Task to carry out
Look at the data below and print exactly the lines from its first line through the line with "const ticks120 = [0,20,40,60,80,100,120];"; the pictures stay out of the copy.
··· Data segment
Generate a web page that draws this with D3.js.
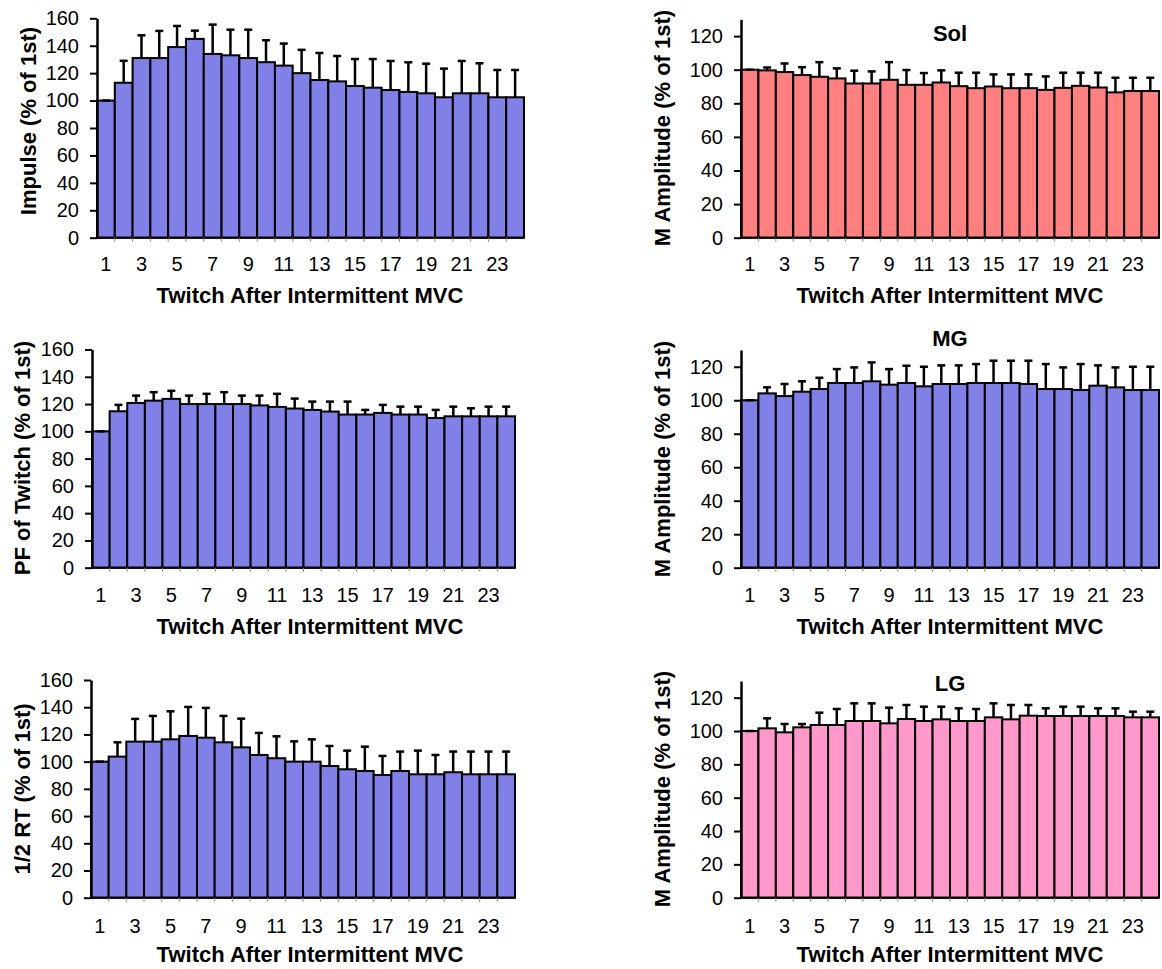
<!DOCTYPE html>
<html><head><meta charset="utf-8">
<script src="https://cdn.jsdelivr.net/npm/d3@7/dist/d3.min.js"></script>
<style>body{margin:0;background:#fff}svg{display:block}text{font-family:"Liberation Sans",Arial,sans-serif;fill:#000}</style>
</head><body>
<svg id="c" width="1162" height="969"></svg>
<script>
const twitches = d3.range(1, 25);
const xTickLabels = [1,3,5,7,9,11,13,15,17,19,21,23];
const xTitle = "Twitch After Intermittent MVC";

const impulseMean = [100,113,131,131,139,145,134,133,131,128,125.5,120,115,114,110.6,109.4,107.7,106.3,105.3,102.4,105.3,105.3,102.4,102.4];
const impulseSD   = [0,16,16.6,19.8,15.4,6,21.4,18.7,20.7,16,16.1,17,19.7,18.5,19.7,20.9,21.2,21.6,21.6,20.9,23.6,21.9,19.9,19.9];
const pfMean = [100,114.7,120.8,122.5,123.8,120,120,120,120,119,117.9,116.7,115.7,114.5,112.3,112.3,113.5,112.3,112.3,109.8,111,111,111,111];
const pfSD   = [0,4.7,5.4,6.2,5.9,6.2,7.5,8.7,6.2,7.2,9.6,7.3,6.1,7.3,9.5,3.4,5.9,5.8,5.8,5.9,7.1,5.9,7.1,7.1];
const rtMean = [100,103.7,114.7,114.7,116.4,118.9,117.6,114.2,110.5,104.9,102.5,100,100,96.8,94.4,93.1,90.2,93.1,90.7,90.7,92.2,90.7,90.7,90.7];
const rtSD   = [0,10.5,16.7,18.9,20.6,21.3,21.9,19.4,21.1,16.2,16.1,14.9,16.4,14.7,13.7,17.9,14,14.3,17.4,14.2,15.2,16.7,16.7,16.7];
const solMean = [100,99.6,98.6,96.8,95.8,94.8,91.8,91.8,94,91,91,92.4,90.2,89,90,89,89,88,89.2,90.4,89.4,86.5,87.3,87.3];
const solSD   = [0,1.7,5.1,4.7,8.7,6,7.6,7.2,10.5,8.8,7,7.2,8,9.2,7.2,8.2,8.2,8,9,7.8,8.8,8.7,7.9,7.9];
const mgMean = [100,104.1,102.5,105.1,106.7,110.3,110.3,111.3,109.3,110.3,108.3,109.7,109.7,110.3,110.3,110.3,109.7,106.7,106.7,106.1,108.7,107.7,106.1,106.1];
const mgSD   = [0,3.6,7.2,6.2,6.7,8.3,9.3,11.3,9.3,10.3,11.7,11.1,11.1,11.3,13.3,13.3,13.9,14.9,12.9,15.5,12.1,11.9,13.9,13.9];
const lgMean = [100,101.6,99.2,102.2,103.6,103.6,106,106,104.6,107.2,106,107,106,106,108.2,107,109.2,109,109,109,109,109,108.2,108.2];
const lgSD   = [0,6,5,2,7.4,9.6,10.6,10.6,9.4,8.4,8.6,7.6,7.6,7.2,8.4,8.6,6.4,4.6,5.6,5.6,4.6,4.6,3.4,3.4];

const ticks160 = [0,20,40,60,80,100,120,140,160];
const ticks120 = [0,20,40,60,80,100,120];

const panels = [
  {mean:impulseMean, sd:impulseSD, ylab:"Impulse (% of 1st)", max:160, ticks:ticks160, color:"#8080E6",
   l:97, r:524, t:18.3, b:237.7, ylx:28, ylc:121, xly:264, xty:295, xtc:310},
  {mean:solMean, sd:solSD, ylab:"M Amplitude (% of 1st)", title:"Sol", max:130, ticks:ticks120, color:"#FF8080",
   l:741, r:1159, t:19.3, b:237.7, ylx:662, ylc:128, xly:264, xty:295, xtc:950, ty:33},
  {mean:pfMean, sd:pfSD, ylab:"PF of Twitch (% of 1st)", max:160, ticks:ticks160, color:"#8080E6",
   l:92, r:515, t:349.5, b:567.7, ylx:22, ylc:458, xly:595, xty:626, xtc:310},
  {mean:mgMean, sd:mgSD, ylab:"M Amplitude (% of 1st)", title:"MG", max:130, ticks:ticks120, color:"#8080E6",
   l:741, r:1159, t:350, b:567.7, ylx:662, ylc:459, xly:595, xty:626, xtc:950, ty:338},
  {mean:rtMean, sd:rtSD, ylab:"1/2 RT (% of 1st)", max:160, ticks:ticks160, color:"#8080E6",
   l:91, r:515, t:680, b:897.7, ylx:22, ylc:789, xly:926, xty:954, xtc:310},
  {mean:lgMean, sd:lgSD, ylab:"M Amplitude (% of 1st)", title:"LG", max:130, ticks:ticks120, color:"#FF99CC",
   l:741, r:1159, t:681, b:897.7, ylx:662, ylc:789, xly:926, xty:954, xtc:950, ty:683}
];

const svg = d3.select("#c");
const TICK_FS = 20, TITLE_FS = 22;

panels.forEach(p => {
  const g = svg.append("g");
  const x = d3.scaleBand().domain(twitches).range([p.l, p.r]).padding(0);
  const y = d3.scaleLinear().domain([0, p.max]).range([p.b, p.t]);
  const data = twitches.map((c, i) => ({c, m:p.mean[i], s:p.sd[i]}));

  g.selectAll("rect.bar").data(data).join("rect")
    .attr("x", d => x(d.c)).attr("width", x.bandwidth())
    .attr("y", d => y(d.m)).attr("height", d => y(0) - y(d.m))
    .attr("fill", p.color).attr("stroke", "#000").attr("stroke-width", 2);

  const cap = 4;
  g.selectAll("line.err").data(data).join("line")
    .attr("x1", d => x(d.c) + x.bandwidth()/2).attr("x2", d => x(d.c) + x.bandwidth()/2)
    .attr("y1", d => y(d.m)).attr("y2", d => y(d.m + d.s))
    .attr("stroke", "#000").attr("stroke-width", 2.5);
  g.selectAll("line.cap").data(data).join("line")
    .attr("x1", d => x(d.c) + x.bandwidth()/2 - cap).attr("x2", d => x(d.c) + x.bandwidth()/2 + cap)
    .attr("y1", d => y(d.m + d.s)).attr("y2", d => y(d.m + d.s))
    .attr("stroke", "#000").attr("stroke-width", 2.5);

  const xa = d3.axisBottom(x).tickValues(xTickLabels).tickSize(0).tickPadding(0);
  const xg = g.append("g").attr("transform", `translate(0,${p.b})`).call(xa);
  xg.select(".domain").remove();
  xg.selectAll("text").attr("y", p.xly - p.b).attr("dy", "0.35em")
    .style("font-size", TICK_FS + "px").style("font-family", '"Liberation Sans",Arial,sans-serif');
  g.append("line").attr("x1", p.l).attr("x2", p.r).attr("y1", p.b).attr("y2", p.b)
    .attr("stroke", "#000").attr("stroke-width", 2);
  g.selectAll("line.sep").data(twitches.slice(1)).join("line")
    .attr("x1", d => x(d)).attr("x2", d => x(d)).attr("y1", p.b).attr("y2", p.b + 4)
    .attr("stroke", "#888").attr("stroke-width", 1);

  const ya = d3.axisLeft(y).tickValues(p.ticks).tickSize(7).tickPadding(11).tickSizeOuter(0);
  const yg = g.append("g").attr("transform", `translate(${p.l},0)`).call(ya);
  yg.select(".domain").attr("stroke-width", 2.5);
  yg.selectAll(".tick line").attr("stroke-width", 2);
  yg.selectAll("text").style("font-size", TICK_FS + "px").style("font-family", '"Liberation Sans",Arial,sans-serif');

  g.append("text").attr("x", p.xtc).attr("y", p.xty).attr("dy", "0.35em")
    .attr("text-anchor", "middle").style("font-size", TITLE_FS + "px").style("font-weight", "bold")
    .text(xTitle);
  g.append("text").attr("transform", `translate(${p.ylx},${p.ylc}) rotate(-90)`)
    .attr("dy", "0.35em").attr("text-anchor", "middle")
    .style("font-size", TITLE_FS + "px").style("font-weight", "bold").text(p.ylab);
  if (p.title) {
    g.append("text").attr("x", 950).attr("y", p.ty).attr("dy", "0.35em")
      .attr("text-anchor", "middle").style("font-size", TITLE_FS + "px").style("font-weight", "bold")
      .text(p.title);
  }
});
</script>
</body></html>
······
Result
Generate a web page that draws this with D3.js.
<!DOCTYPE html>
<html><head><meta charset="utf-8">
<script src="https://cdn.jsdelivr.net/npm/d3@7/dist/d3.min.js"></script>
<style>body{margin:0;background:#fff}svg{display:block}text{font-family:"Liberation Sans",Arial,sans-serif;fill:#000}</style>
</head><body>
<svg id="c" width="1162" height="969"></svg>
<script>
const twitches = d3.range(1, 25);
const xTickLabels = [1,3,5,7,9,11,13,15,17,19,21,23];
const xTitle = "Twitch After Intermittent MVC";

const impulseMean = [100,113,131,131,139,145,134,133,131,128,125.5,120,115,114,110.6,109.4,107.7,106.3,105.3,102.4,105.3,105.3,102.4,102.4];
const impulseSD   = [0,16,16.6,19.8,15.4,6,21.4,18.7,20.7,16,16.1,17,19.7,18.5,19.7,20.9,21.2,21.6,21.6,20.9,23.6,21.9,19.9,19.9];
const pfMean = [100,114.7,120.8,122.5,123.8,120,120,120,120,119,117.9,116.7,115.7,114.5,112.3,112.3,113.5,112.3,112.3,109.8,111,111,111,111];
const pfSD   = [0,4.7,5.4,6.2,5.9,6.2,7.5,8.7,6.2,7.2,9.6,7.3,6.1,7.3,9.5,3.4,5.9,5.8,5.8,5.9,7.1,5.9,7.1,7.1];
const rtMean = [100,103.7,114.7,114.7,116.4,118.9,117.6,114.2,110.5,104.9,102.5,100,100,96.8,94.4,93.1,90.2,93.1,90.7,90.7,92.2,90.7,90.7,90.7];
const rtSD   = [0,10.5,16.7,18.9,20.6,21.3,21.9,19.4,21.1,16.2,16.1,14.9,16.4,14.7,13.7,17.9,14,14.3,17.4,14.2,15.2,16.7,16.7,16.7];
const solMean = [100,99.6,98.6,96.8,95.8,94.8,91.8,91.8,94,91,91,92.4,90.2,89,90,89,89,88,89.2,90.4,89.4,86.5,87.3,87.3];
const solSD   = [0,1.7,5.1,4.7,8.7,6,7.6,7.2,10.5,8.8,7,7.2,8,9.2,7.2,8.2,8.2,8,9,7.8,8.8,8.7,7.9,7.9];
const mgMean = [100,104.1,102.5,105.1,106.7,110.3,110.3,111.3,109.3,110.3,108.3,109.7,109.7,110.3,110.3,110.3,109.7,106.7,106.7,106.1,108.7,107.7,106.1,106.1];
const mgSD   = [0,3.6,7.2,6.2,6.7,8.3,9.3,11.3,9.3,10.3,11.7,11.1,11.1,11.3,13.3,13.3,13.9,14.9,12.9,15.5,12.1,11.9,13.9,13.9];
const lgMean = [100,101.6,99.2,102.2,103.6,103.6,106,106,104.6,107.2,106,107,106,106,108.2,107,109.2,109,109,109,109,109,108.2,108.2];
const lgSD   = [0,6,5,2,7.4,9.6,10.6,10.6,9.4,8.4,8.6,7.6,7.6,7.2,8.4,8.6,6.4,4.6,5.6,5.6,4.6,4.6,3.4,3.4];

const ticks160 = [0,20,40,60,80,100,120,140,160];
const ticks120 = [0,20,40,60,80,100,120];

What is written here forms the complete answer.